Emma Wilcox, project director at Creative Estuary, added: “It has long been acknowledged that cultural and creative industries can bring vibrancy and economic growth to an area — in many cases, this growth has been organic.
“Creative people seeking affordable workspaces often found them in old industrial land on the city fringe, in places like Hackney Wick or Woolwich Dockyard in London, or in areas with the lifestyle appeal of heritage, natural landscape and more affordable property, including in Southend and Margate in the Thames Estuary.
“Clusters of creative space over time gained critical mass and recognition; successful places attract demand for housing and, in a market economy with constrained supply, demand almost inevitably translates into rising property values, which has the potential to displace creative workspace and disrupt creative communities.

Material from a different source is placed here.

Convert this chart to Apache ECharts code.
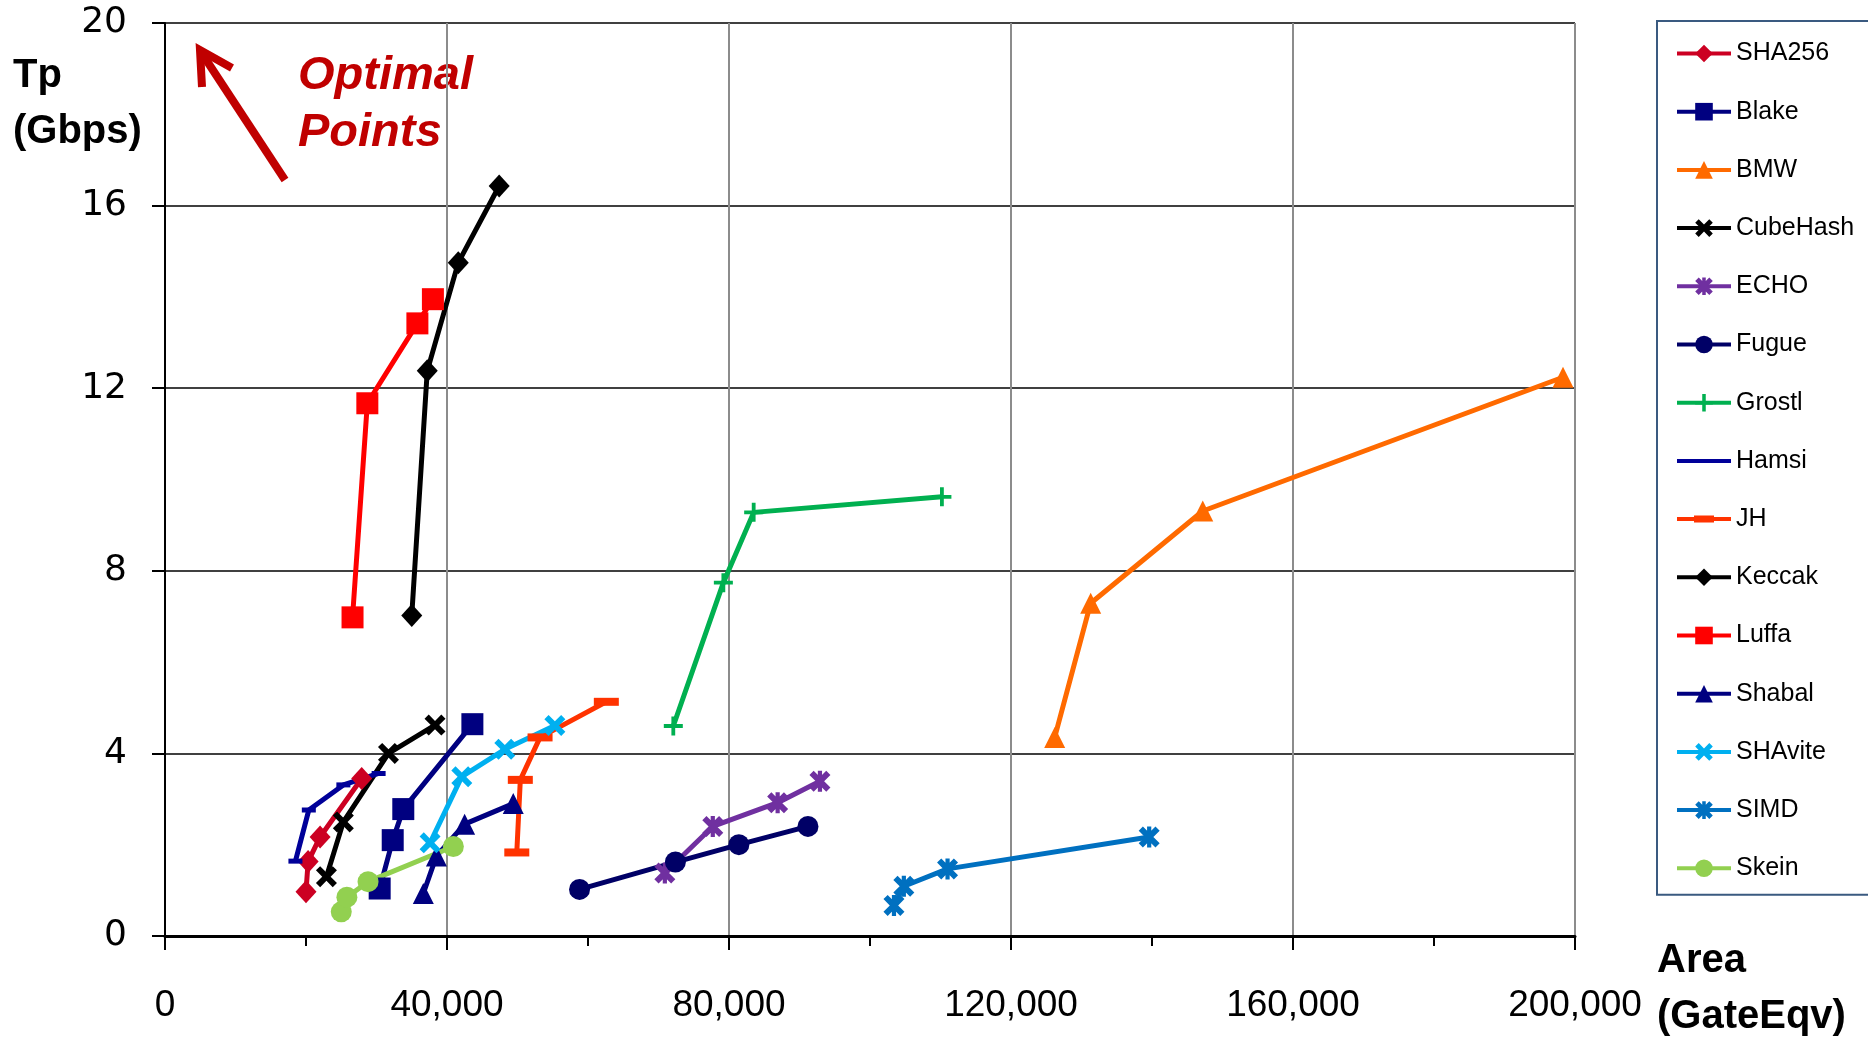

“Through our work at Creative Estuary, we are exploring new models and partnerships to ensure our industry continues to thrive.”
Ailish Christian-West, director of real estate at Get Living , commented: “There is widespread understanding that the presence of creative workspace in a community has an impact on the long-term success of a place and therefore an implied contribution to value, but isolating and quantifying the specific financial value that can be traced back to this reality is hard.
“Get Living has long understood this value, which is why we invest in creative spaces at our neighbourhoods, such as The Lab in East Village.
“For other developers to be encouraged to make creative workspace part of a scheme, evidence — such as that set out in the Creative Land Trust’s research showing how values can outperform over the longer term — is useful.”